On 21 April 2010, the Government of Finland decided to grant a permit (Decision-in-Principle) to Fennovoima for construction of a nuclear reactor. The decision was approved by the Parliament on 1 July 2010. The estimated construction time is six years until 2024.

The chosen plant model was Rosatom's pressurized water reactor AES-2006 which is the latest evolution of VVER plant designs. The other bidders for the project were Areva and Toshiba.

Fennovoima began direct negotiations with Rosatom in April 2013. On 21 December 2013, Fennovoima and Rosatom Overseas, a subsidiary of Rosatom, signed a plant supply contract. The plant was planned to be commissioned by 2024.

On 28 February 2014 Voimaosakeyhtiö SF made the final decision to participate in Fennovoima's nuclear power plant construction. The final investment decision was to be made in 2014.

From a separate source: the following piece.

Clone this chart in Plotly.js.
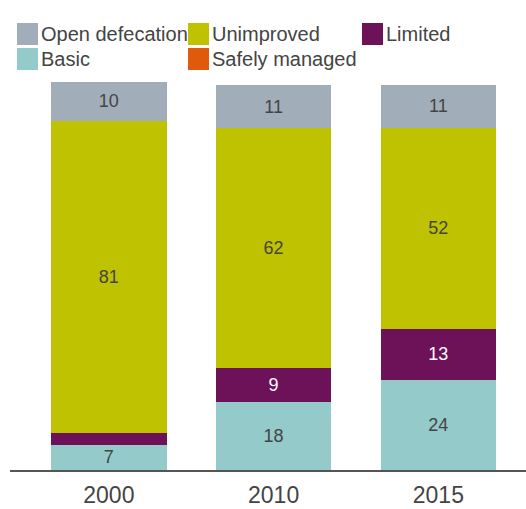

Fennovoima submitted an application at the end of June 2015 including the stakeholder with a 35 percent share of the Russian firm Rosatom and a percent share of Croatian power company Migrit Energija. In August 2015, the public was informed that Migrit Solarna Energija would not be involved in the venture after it was reviewed to be owned by Sberbank Russia.

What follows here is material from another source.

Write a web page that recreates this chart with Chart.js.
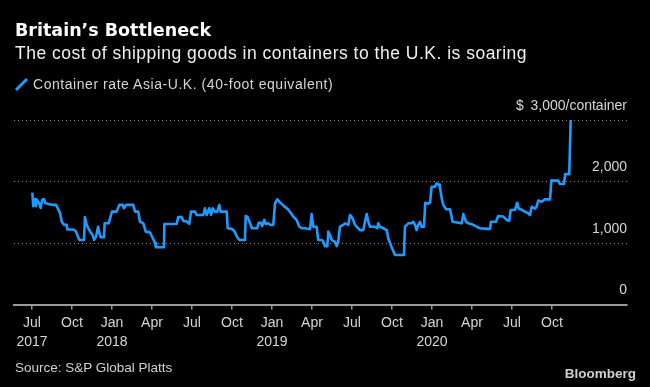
<!DOCTYPE html>
<html>
<head>
<meta charset="utf-8">
<script src="https://cdn.jsdelivr.net/npm/chart.js"></script>
<style>
  html, body { margin: 0; padding: 0; background: #000; }
  .frame { position: relative; width: 650px; height: 387px; background: #000; overflow: hidden; font-family: "Liberation Sans", Arial, sans-serif; }
  .frame canvas { position: absolute; left: 0; top: 0; }
  .txt { position: absolute; line-height: 1; white-space: nowrap; }
  .title { left: 15px; top: 22px; font-family: "DejaVu Sans", sans-serif; font-weight: bold; font-size: 17.5px; color: #fff; }
  .subtitle { left: 15px; top: 44.5px; font-size: 17.5px; letter-spacing: 0.5px; color: #f0f0f0; }
  .legend { left: 33px; top: 77px; font-size: 14px; letter-spacing: 0.55px; color: #d6d6d6; }
  .legend-icon { position: absolute; left: 14px; top: 77px; }
  .source { left: 15px; top: 361px; font-size: 13.5px; color: #d0d0d0; }
  .brand { right: 14px; top: 366.5px; font-size: 13.5px; font-weight: bold; color: #d0d0d0; }
</style>
</head>
<body>
<div class="frame">
  <canvas id="chart" width="650" height="387"></canvas>
  <div class="txt title">Britain’s Bottleneck</div>
  <div class="txt subtitle">The cost of shipping goods in containers to the U.K. is soaring</div>
  <svg class="legend-icon" width="16" height="16"><line x1="2" y1="13" x2="13" y2="2" stroke="#1e9bff" stroke-width="3"/></svg>
  <div class="txt legend">Container rate Asia-U.K. (40-foot equivalent)</div>
  <div class="txt source">Source: S&amp;P Global Platts</div>
  <div class="txt brand">Bloomberg</div>
</div>
<script>
// Weekly container rate, x as decimal year (2017.5 = start of Jul 2017)
const years = [
  2017.502, 2017.508, 2017.519, 2017.525, 2017.533, 2017.544, 2017.554, 2017.563, 2017.575, 2017.583,
  2017.602, 2017.623, 2017.650, 2017.658, 2017.675, 2017.686, 2017.700, 2017.717, 2017.721, 2017.758,
  2017.773, 2017.789, 2017.796, 2017.825, 2017.831, 2017.842, 2017.856, 2017.867, 2017.879, 2017.888,
  2017.900, 2017.913, 2017.921, 2017.929, 2017.950, 2017.954, 2017.979, 2018.000, 2018.029, 2018.046,
  2018.067, 2018.075, 2018.088, 2018.133, 2018.144, 2018.164, 2018.175, 2018.196, 2018.211, 2018.238,
  2018.258, 2018.269, 2018.275, 2018.325, 2018.327, 2018.404, 2018.414, 2018.436, 2018.446, 2018.467,
  2018.483, 2018.494, 2018.519, 2018.529, 2018.571, 2018.581, 2018.592, 2018.608, 2018.619, 2018.629,
  2018.644, 2018.658, 2018.671, 2018.679, 2018.717, 2018.723, 2018.748, 2018.763, 2018.783, 2018.796,
  2018.831, 2018.836, 2018.848, 2018.863, 2018.875, 2018.908, 2018.917, 2018.931, 2018.938, 2018.952,
  2018.961, 2018.977, 2018.988, 2019.008, 2019.019, 2019.033, 2019.050, 2019.075, 2019.100, 2019.119,
  2019.133, 2019.154, 2019.171, 2019.186, 2019.206, 2019.238, 2019.248, 2019.258, 2019.279, 2019.289,
  2019.311, 2019.321, 2019.331, 2019.346, 2019.352, 2019.363, 2019.373, 2019.394, 2019.404, 2019.414,
  2019.425, 2019.446, 2019.456, 2019.477, 2019.488, 2019.504, 2019.519, 2019.550, 2019.571, 2019.581,
  2019.592, 2019.602, 2019.613, 2019.644, 2019.658, 2019.664, 2019.675, 2019.696, 2019.717, 2019.727,
  2019.748, 2019.769, 2019.825, 2019.831, 2019.852, 2019.873, 2019.883, 2019.894, 2019.904, 2019.914,
  2019.925, 2019.936, 2019.950, 2019.958, 2019.977, 2019.988, 2019.998, 2020.019, 2020.029, 2020.046,
  2020.050, 2020.063, 2020.071, 2020.088, 2020.113, 2020.129, 2020.186, 2020.196, 2020.213, 2020.227,
  2020.258, 2020.279, 2020.300, 2020.342, 2020.363, 2020.369, 2020.400, 2020.414, 2020.446, 2020.467,
  2020.483, 2020.492, 2020.519, 2020.533, 2020.542, 2020.561, 2020.581, 2020.602, 2020.613, 2020.623,
  2020.644, 2020.654, 2020.664, 2020.686, 2020.706, 2020.738, 2020.746, 2020.789, 2020.800, 2020.825,
  2020.833, 2020.858, 2020.867
];

const rates = [
  1820, 1600, 1715, 1600, 1700, 1650, 1570, 1700, 1715, 1650,
  1635, 1620, 1620, 1580, 1495, 1345, 1295, 1295, 1220, 1220,
  1195, 1095, 1050, 1050, 1420, 1295, 1220, 1170, 1130, 1050,
  1100, 1265, 1160, 1095, 1095, 1320, 1320, 1510, 1510, 1620,
  1620, 1565, 1620, 1620, 1510, 1510, 1345, 1320, 1185, 1170,
  1060, 1000, 930, 930, 1310, 1310, 1420, 1420, 1360, 1350,
  1310, 1510, 1510, 1455, 1455, 1565, 1455, 1565, 1455, 1565,
  1510, 1510, 1620, 1510, 1510, 1240, 1230, 1200, 1095, 1050,
  1050, 1440, 1420, 1320, 1240, 1240, 1330, 1330, 1275, 1375,
  1310, 1320, 1295, 1295, 1645, 1710, 1660, 1600, 1550, 1485,
  1430, 1375, 1265, 1240, 1240, 1225, 1470, 1265, 1265, 1050,
  1050, 1020, 950, 950, 1185, 1130, 1050, 1020, 950, 1020,
  1265, 1295, 1320, 1295, 1455, 1400, 1295, 1210, 1210, 1345,
  1470, 1345, 1265, 1265, 1240, 1320, 1265, 1240, 1210, 1075,
  930, 805, 805, 1265, 1320, 1320, 1345, 1295, 1210, 1295,
  1345, 1265, 1265, 1655, 1640, 1655, 1915, 1915, 1970, 1945,
  1900, 1700, 1620, 1550, 1550, 1345, 1320, 1470, 1345, 1320,
  1295, 1265, 1240, 1230, 1230, 1345, 1345, 1440, 1430, 1375,
  1360, 1535, 1540, 1655, 1560, 1540, 1510, 1480, 1455, 1590,
  1560, 1590, 1690, 1670, 1710, 1710, 2015, 2015, 1960, 1960,
  2120, 2120, 3000
];

const xTickValues = [2017.5, 2017.75, 2018, 2018.25, 2018.5, 2018.75, 2019, 2019.25, 2019.5, 2019.75, 2020, 2020.25, 2020.5, 2020.75];
const xTickMonths = ["Jul", "Oct", "Jan", "Apr", "Jul", "Oct", "Jan", "Apr", "Jul", "Oct", "Jan", "Apr", "Jul", "Oct"];
const xTickYears = ["2017", "", "2018", "", "", "", "2019", "", "", "", "2020", "", "", ""];

const yTickValues = [0, 1000, 2000, 3000];
const yTickLabels = ["0", "1,000", "2,000", "$\u2009 3,000/container"];

document.addEventListener("DOMContentLoaded", () => {
  initializeChart();
});

function initializeChart() {
  const el = document.getElementById("chart");
  if (!el || typeof Chart === "undefined") return;

  const points = years.map((x, i) => ({ x: x, y: rates[i] }));
  const tickFont = { family: "'Liberation Sans', Arial, sans-serif", size: 14, lineHeight: 1.3 };

  new Chart(el, {
    type: "line",
    data: {
      datasets: [
        {
          label: "Container rate Asia-U.K. (40-foot equivalent)",
          data: points,
          borderColor: "#1e9bff",
          borderWidth: 2.6,
          pointRadius: 0,
          tension: 0,
          borderJoinStyle: "round",
          clip: 4,
        },
      ],
    },
    options: {
      responsive: false,
      maintainAspectRatio: false,
      animation: false,
      layout: { padding: { left: 14, right: 23, top: 120, bottom: 0 } },
      plugins: {
        legend: { display: false },
        tooltip: { enabled: false },
      },
      scales: {
        x: {
          type: "linear",
          min: 2017.3875,
          max: 2021.219,
          afterBuildTicks: (scale) => {
            scale.ticks = xTickValues.map((v) => ({ value: v }));
          },
          afterFit: (scale) => {
            scale.height = 82.5;
          },
          grid: {
            drawOnChartArea: false,
            drawTicks: true,
            tickLength: 5,
            color: "#9a9a9a",
            lineWidth: 1.5,
          },
          border: { display: true, color: "#9a9a9a", width: 2 },
          ticks: {
            autoSkip: false,
            maxRotation: 0,
            padding: 5,
            color: "#d6d6d6",
            font: tickFont,
            callback: (value, index) => {
              const year = xTickYears[index];
              return year ? [xTickMonths[index], year] : xTickMonths[index];
            },
          },
        },
        y: {
          position: "right",
          min: 0,
          max: 3000,
          afterBuildTicks: (scale) => {
            scale.ticks = yTickValues.map((v) => ({ value: v }));
          },
          afterFit: (scale) => {
            scale.width = 0;
          },
          grid: {
            drawTicks: false,
            color: "#8a8a8a",
            lineWidth: 1,
          },
          border: { display: false, dash: [1, 3] },
          ticks: {
            mirror: true,
            padding: 0,
            labelOffset: -14,
            color: "#d6d6d6",
            font: tickFont,
            callback: (value, index) => yTickLabels[index],
          },
        },
      },
    },
  });
}
</script>
</body>
</html>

Fennovoima terminated the project in May 2022 due to significant delays and Rosatom's "inability to deliver the project". The company added that the Russian invasion of Ukraine further increased the risks of the project.

== Criticism and finances ==

In July 2015 less than a third of Finns supported a Fennovoima nuclear plant.

The company's financial plans assume the plant will be able to sell electricity at no more than 50 €/MWh across its lifetime, while the International Energy Agency estimates LCOE of 150 $/MWh for nuclear in the EU in 2020 (115 $/MWh in 2050), twice as expensive as offshore wind (75 $/MWh).